Earlier this year I ran the half in Vancouver and enjoyed it – but was disappointed with the result. I thought that after running consistently for a couple of years I’d be running a half faster than before. But it was a different course, a different time of year, and my preparation had been different.

 

Crossing the finish line at the Toronto Waterfront Half Marathon

This one is more in my control. Same course. Home course. Prepped and ready.

These were the goals:

  1. Beat my previous time on the course: 2:03:01
  2. Beat 2 hours
  3. Beat 1:50:00

The Race

The race starts down by University and King Streets, with folks arranged into corrals of maybe 500 – 1000 people (just guessing).

I started about 4 corrals back. The first is for the people who are running to win, and the rest are based on how long we think it will take us to finish the race. I was in the 2hr-ish corral.

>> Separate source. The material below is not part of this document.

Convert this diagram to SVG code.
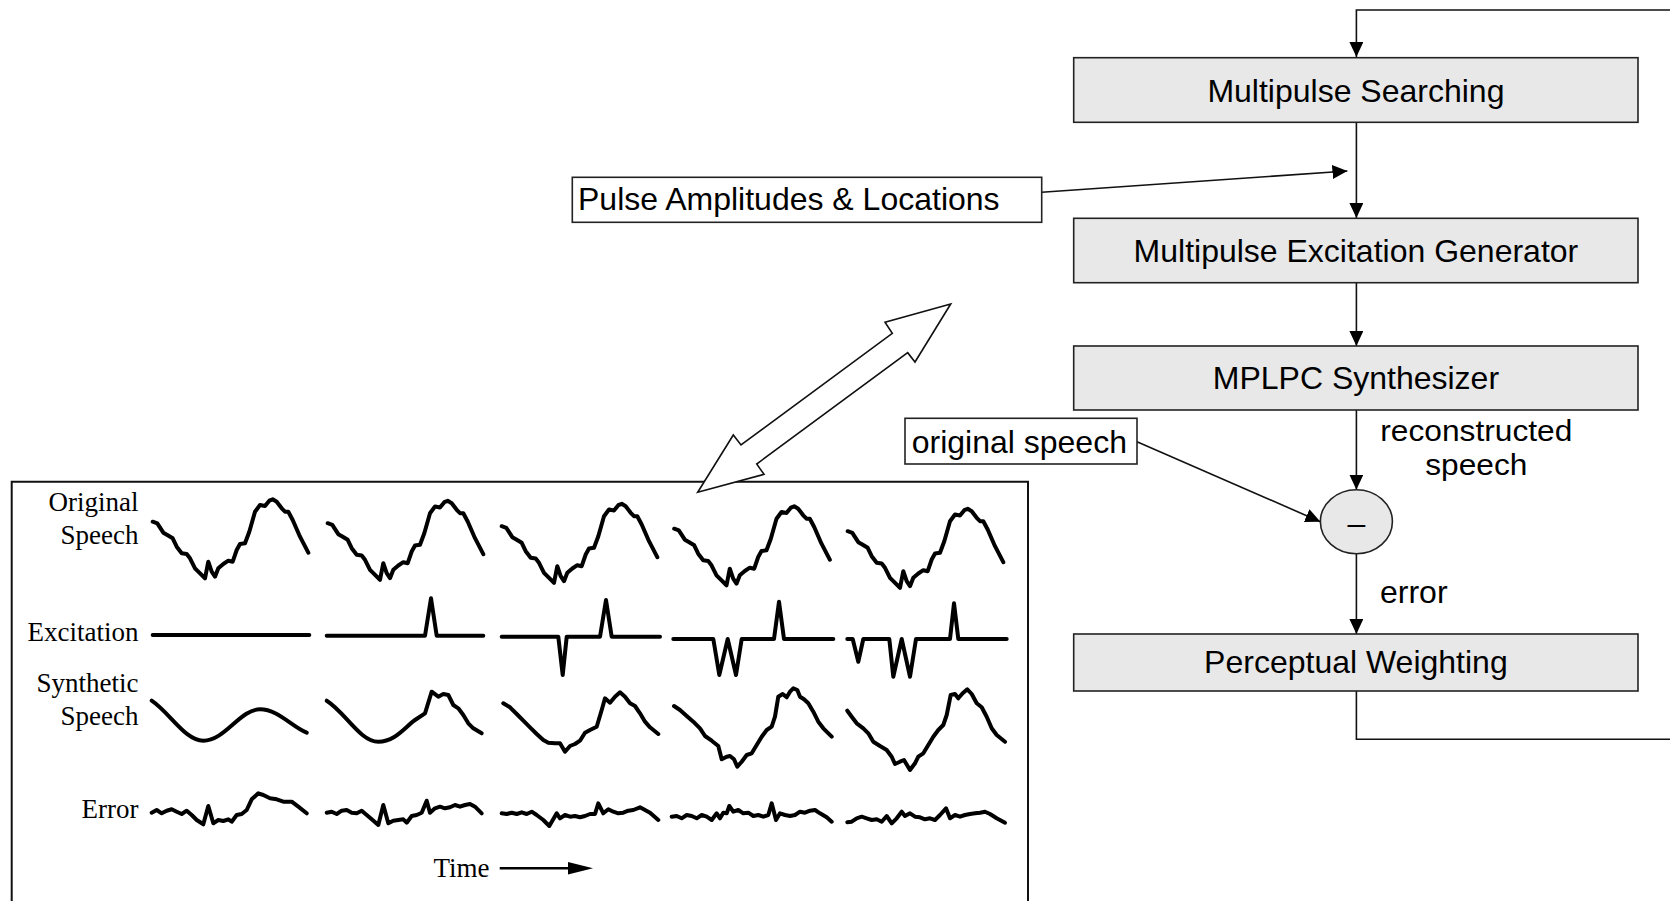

After the initial start there is the slow movement as each corral moves up to the start line and waits for their Go. I think we were released every 3 or 4 minutes?

And then the race begins. I started out next to a 2 hour pacer and wanted to get as far ahead of them as possible – without ‘blowing my load’ in the first couple of kilometres.

I ran the first at 5:44 – this is good, I often start out way too fast. I kept an eye on pace on my watch – it didn’t hurt that it was so crowded at the start.

The next km was 5:21, then 5:14, then 5:14 again, then 5:13, and so on. I basically maintained the low 5s until about the 8th, where I slowed down a bit, but ran the whole race on the good side of 6 min/km, with an overall pace of 5:41.

And it felt good too.

This is the longest I’ve been able to sustain this pace without gassing out at some point. It wasn’t until the 19th or 20th km that I started to feel fatigued.

I never saw that 2hr pacer again either, which was good – great even, though perhaps I wasn’t as far ahead of them as I thought.

The final result:

I finished the race with a time of 1:59:59, hilariously beating my second goal by 1 second. So 2 out of 3 goals beat – I’ll take it.

More importantly to me, the race felt good.  I felt good running it, I was pleased with my pace, I didn’t gas out at any point.  Quite a difference from the Vancouver half back in May.

Who knows, maybe next year is the year I go for the full marathon.